Dilansir Newsweek, meskipun jumlah pastinya masih belum jelas, gambar yang beredar daring sepanjang 2024 menunjukkan antena parabola Starlink dipasang di atap-atap gedung di seluruh Iran, yang sering kali secara langsung menentang hukum setempat yang ketat.
Menurut media teknologi Iran Zoomit, biaya peralatan berkisar antara IRR400 juta (sekira Rp10,9 juta) hingga IRR2 miliar (sekira Rp54,6 juta), dengan biaya bulanan sekira USD40 (Rp650 ribu) —yang membuat layanan tersebut tidak terjangkau bagi sebagian besar warga Iran.
Di tengah penyensoran pemerintah yang ketat dan pemadaman internet yang meluas, banyak warga Iran mengandalkan VPN dan alat-alat lain untuk melewati pembatasan dan mengakses dunia luar. Starlink telah muncul sebagai salah satu dari sedikit opsi yang dapat diandalkan selama penutupan ini, yang menawarkan jalur hidup yang penting bagi para pengunjuk rasa dan pembangkang.

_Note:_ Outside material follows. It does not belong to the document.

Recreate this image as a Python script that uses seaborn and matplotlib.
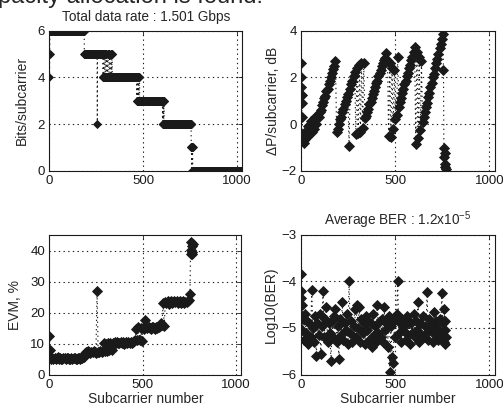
import numpy as np
import pandas as pd
import seaborn as sns
import matplotlib.pyplot as plt

# bit loading per subcarrier (1..1024), read as runs of equal value
bit_vals = [4, 5, 6, 5, 2, 5,
            4, 5, 4, 5, 4, 5, 4, 5, 4, 5, 4, 5, 4, 5,
            4,
            3, 4, 3, 4, 3, 4,
            3,
            2, 3, 2, 3, 2,
            2,
            1, 0, 1, 0, 1, 0]
bit_runs = [1, 1, 184, 69, 1, 29,
            3, 3, 4, 3, 4, 3, 5, 3, 5, 3, 6, 2, 4, 2,
            130,
            2, 3, 3, 2, 3, 3,
            122,
            2, 2, 3, 2, 2,
            142,
            2, 1, 2, 1, 2, 260]

# sampled subcarriers for the other three panels
sub_idx = np.concatenate([np.arange(1, 7), np.arange(10, 756, 6), np.arange(757, 770, 2)])

dp_db = [2.6, 2.0, 1.6, 1.25, 0.9, 0.3,
         -0.5, -0.8, -0.65, -0.3, -0.55, -0.1, -0.45, 0.15, -0.35, 0.05,
         -0.2, 0.3, 0.0, 0.35, 0.3, 0.5, 0.6, 0.8, 0.95, 1.1,
         1.2, 1.4, 1.5, 1.7, 1.85, 2.0, 2.2, 2.35, 2.5, 2.7,
         -0.35, -0.2, 0.0, 0.2, 0.3, 0.5, 0.65, 0.85, 1.0, 1.15,
         1.3, -0.95, 1.5, 1.7, 1.85, 2.05, 2.25, -0.45, 2.4, -0.4,
         2.55, -0.35, 2.6, -0.15, 2.6, 0.25, 0.35, 0.5, 0.65, 0.85,
         0.95, 1.1, 1.3, 1.4, 1.6, 1.75, 1.85, 2.05, 2.2, 2.3,
         2.5, 2.6, 2.75, 2.85, 3.05, 2.7, -0.5, 2.6, -0.55, 2.4,
         -0.2, 2.3, 0.2, 0.4, 2.9, 0.75, 0.95, 1.1, 1.35, 1.5,
         1.7, 1.85, 2.05, 2.2, 2.4, 2.55, 2.75, 2.9, 3.1, 3.3,
         -0.85, 3.1, -0.6, 2.9, -0.25, 2.7, 0.1, 0.3, 0.5, 0.75,
         0.9, 1.15, 1.35, 1.6, 1.75, 2.0, 2.15, 2.4, 2.6, 2.8,
         3.0, 3.25, 3.45, 3.65, 3.85,
         2.3, -1.05, -1.4, -1.85, -1.25, -1.7, -1.95]

evm_pct = [12.5, 8.0, 5.6, 5.3, 5.5, 5.2,
           5.0, 5.4, 5.1, 5.3, 4.9, 5.2, 5.5, 5.0, 5.3, 5.1,
           4.9, 5.2, 5.4, 5.0, 5.2, 5.3, 4.9, 5.1, 5.4, 5.0,
           5.2, 5.3, 5.0, 5.1, 5.4, 5.2, 4.9, 5.3, 5.2, 5.5,
           7.1, 7.4, 7.2, 7.5, 7.3, 7.0, 7.4, 7.2, 7.5, 7.3,
           7.1, 27.0, 7.4, 7.2, 7.6, 7.3, 7.5, 10.2, 7.6, 10.0,
           7.7, 10.3, 7.8, 10.1, 7.8, 10.3, 10.0, 10.4, 10.2, 10.5,
           10.1, 10.3, 10.6, 10.2, 10.4, 10.0, 10.3, 10.5, 10.2, 10.4,
           10.1, 10.6, 10.3, 10.5, 10.8, 11.0, 14.8, 11.2, 15.2, 11.0,
           15.0, 10.8, 15.1, 14.8, 17.5, 15.2, 14.9, 15.3, 15.0, 14.7,
           15.2, 15.4, 15.0, 14.8, 15.3, 15.1, 15.5, 15.8, 16.5, 16.0,
           23.2, 15.6, 23.5, 23.0, 23.6, 22.9, 23.4, 23.7, 23.2, 23.5,
           23.8, 23.3, 23.6, 23.1, 23.5, 23.7, 23.2, 23.4, 23.6, 23.0,
           23.5, 23.3, 23.6, 24.0, 26.0,
           39.0, 42.8, 40.2, 38.8, 41.6, 39.6, 42.2]

log_ber = [-3.85, -4.2, -4.35, -4.5, -4.75, -5.05,
           -4.8, -5.25, -4.7, -5.1, -4.85, -5.35, -4.9, -5.2, -4.18, -5.0,
           -5.3, -4.75, -5.6, -4.9, -5.15, -4.7, -5.55, -4.95, -4.2, -5.2,
           -4.8, -4.55, -5.3, -4.9, -5.1, -5.72, -4.85, -5.2, -4.75, -4.6,
           -5.3, -4.95, -5.67, -4.8, -5.15, -4.45, -5.25, -4.9, -5.05, -4.7,
           -5.35, -4.0, -5.1, -4.85, -5.3, -4.95, -4.6, -5.2, -4.5, -5.0,
           -4.55, -5.3, -4.8, -5.1, -4.9, -5.35, -4.75, -5.05, -4.85, -5.25,
           -4.9, -5.4, -4.7, -5.15, -4.95, -5.3, -4.5, -5.1, -4.85, -5.2,
           -4.8, -5.3, -4.55, -5.05, -4.9, -5.4, -4.75, -5.95, -4.95, -5.62,
           -5.75, -4.85, -5.2, -4.7, -4.0, -5.1, -4.9, -5.3, -4.8, -5.05,
           -4.95, -5.25, -4.75, -5.15, -4.85, -5.35, -4.9, -5.1, -4.7, -5.2,
           -4.85, -5.05, -4.45, -5.3, -4.9, -5.15, -4.75, -5.2, -4.95, -5.1,
           -4.22, -5.25, -4.8, -5.05, -4.9, -5.3, -4.65, -5.15, -4.85, -5.0,
           -5.25, -4.8, -5.1, -4.25, -5.2,
           -4.9, -5.3, -4.6, -5.05, -5.35, -4.85, -5.2]

df_bits = pd.DataFrame({'sc': np.arange(1, 1025), 'bits': np.repeat(bit_vals, bit_runs)})
df = pd.DataFrame({'sc': sub_idx, 'dp': dp_db, 'evm': evm_pct, 'ber': log_ber})

sns.set_theme(style='white')
plt.rcParams['font.family'] = ['Liberation Sans', 'DejaVu Sans']
plt.rcParams['mathtext.default'] = 'regular'

fig = plt.figure(figsize=(5.03, 4.12), dpi=100)
ax1 = fig.add_axes([0.098, 0.586, 0.384, 0.339])
ax2 = fig.add_axes([0.598, 0.586, 0.386, 0.339])
ax3 = fig.add_axes([0.098, 0.091, 0.382, 0.338])
ax4 = fig.add_axes([0.598, 0.091, 0.386, 0.339])

dots = (0, (1.2, 3))
line_kw = dict(color='k', linestyle=dots, linewidth=0.8, marker='D',
               markeredgecolor='k', markerfacecolor='k', markeredgewidth=0.6,
               estimator=None, sort=False, legend=False)

sns.lineplot(data=df_bits, x='sc', y='bits', ax=ax1, markersize=3.6, **line_kw)
sns.lineplot(data=df, x='sc', y='dp', ax=ax2, markersize=4.6, **line_kw)
sns.lineplot(data=df, x='sc', y='evm', ax=ax3, markersize=4.6, **line_kw)
sns.lineplot(data=df, x='sc', y='ber', ax=ax4, markersize=4.6, **line_kw)

setup = [(ax1, (0, 6), [0, 2, 4, 6], 'Bits/subcarrier', -0.105),
         (ax2, (-2, 4), [-2, 0, 2, 4], '\u0394P/subcarrier, dB', -0.105),
         (ax3, (0, 45), [0, 10, 20, 30, 40], 'EVM, %', -0.14),
         (ax4, (-6, -3), [-6, -5, -4, -3], 'Log10(BER)', -0.12)]
for ax, yl, yt, lab, lx in setup:
    ax.set_xlim(0, 1030)
    ax.set_ylim(*yl)
    ax.set_xticks([0, 500, 1000])
    ax.set_yticks(yt)
    ax.set_ylabel(lab, fontsize=10)
    ax.yaxis.set_label_coords(lx, 0.5)
    ax.set_xlabel('')
    ax.grid(True, color='k', linestyle=dots, linewidth=0.8)
    ax.set_axisbelow(True)
    ax.tick_params(direction='in', length=3, width=0.6, labelsize=9.5, pad=3,
                   top=True, right=True, colors='k')
    for s in ax.spines.values():
        s.set_color('k')
        s.set_linewidth(0.8)

for ax in (ax3, ax4):
    ax.set_xlabel('Subcarrier number', fontsize=10)
    ax.xaxis.set_label_coords(0.5, -0.125)

ax1.set_title('Total data rate : 1.501 Gbps', fontsize=9.8, pad=7)
ax4.set_title('Average BER : 1.2x10$^{-5}$', fontsize=9.8, pad=7)

fig.text(-0.004, 1 - 3.5 / 412, 'pacity allocation is found:', fontsize=17,
         ha='left', va='baseline')

plt.savefig('out.png', dpi=100)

Dalam beberapa minggu terakhir, Iran telah menahan lebih dari 700 orang yang dituduh memata-matai untuk Israel dan AS, dengan media pemerintah melaporkan setidaknya enam eksekusi, termasuk tiga orang Kurdi yang dituduh membantu Mossad, badan intelijen asing Israel. Pasukan keamanan membongkar beberapa sel pengintaian pesawat nirawak, menangkap 53 orang karena merekam lokasi-lokasi sensitif dan diduga membagikan rekamannya dengan media asing.
Kelompok-kelompok hak asasi manusia mengecam penangkapan dan eksekusi tersebut sebagai tindakan yang bermotif politik dan merupakan pelanggaran berat terhadap proses hukum.
Dewan Wali Iran diperkirakan akan menyetujui larangan Starlink dalam beberapa hari. Pihak berwenang mungkin akan segera mulai memberlakukannya, dengan menargetkan pengguna, distributor, dan entitas apa pun yang diduga bekerja sama dengan negara yang dianggap bermusuhan.